I said my focus for the year would be on endurance. While it’s a theme that has been moving to the center of my consciousness for a long time, I credit Jennifer Pharr Davis for pointing my gaze to Endurance specifically.
I just finished her book The Pursuit of Endurance. It’s great. It has tons of wisdom on what it means to endure. But it is SO MUCH MORE.
I read a lot. The authors that reel me in most are those who show a deep contemplation of how to live a meaningful life. Pharr Davis is clearly that kind of writer, that kind of thinker.

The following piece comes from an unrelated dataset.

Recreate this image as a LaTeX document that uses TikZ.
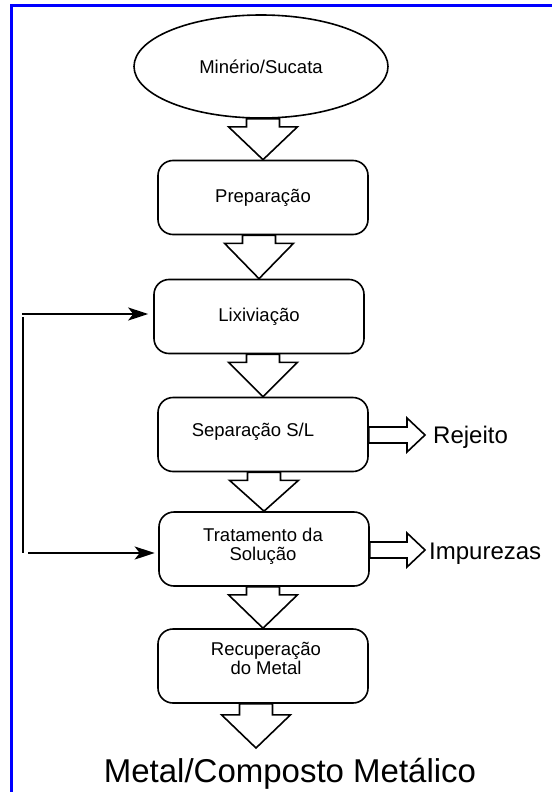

But lots of writers do that…
So yes, she has compiled some wonderful stories about endurance. But these aren’t stories about enduring passively the shit life deals us. Her stories are about finding, indeed choosing, the tough paths we find meaningful, choosing the paths that are true to ourselves on a deep level. Then they’re about enduring the struggles that come with choosing our own path.
If you know me or follow me, you know I’ve come to love hiking. Unlike Pharr Davis, my love is for some pretty tame day hiking. I share none of the ambition for overcoming significant feats or the time at which they are completed. Yet.
But she said something I felt to be viscerally true, which I had learned as I grew to love hiking:
“There is something very powerful and very healing about physical forward motion.”
When in doubt, when in struggle, it is empowering to stand and put one foot in front of the other. Because that is often all we can do, and that physical act reminds our physiology that we can.
So the other thing she said that profoundly resonated with me is: “Hiking is not escapism. Hiking is realism.”
I’m a big fan of realism, of truth seeking. Hiking is a great metaphor for life’s struggles, so I believe her.
Her books, her story, are about finding ourselves. They are about an intentional exploration into our deepest selves. About asking ourselves the most pertinent questions we long to answer. Her writing is about the journey of finding our exquisitely unique parts. And about how part of the answers are found reflected in the complexity of others’ responses to us, as they are on their own journeys
What Pharr Davis does that sets her writing apart is celebrate individuality alongside love of community and a shared greater good. She values understanding and tolerance and finding common ground, and consciously doing so where those things are hardest to find. She doesn’t call it this but I do…
She espouses love.
I recommend her writing highly, and this book in particular.

(Every year I post the books I’ve read that year. I thought I’d start saying something about the ones I really love. I’m not a reviewer, but I’ll always share about books I love.)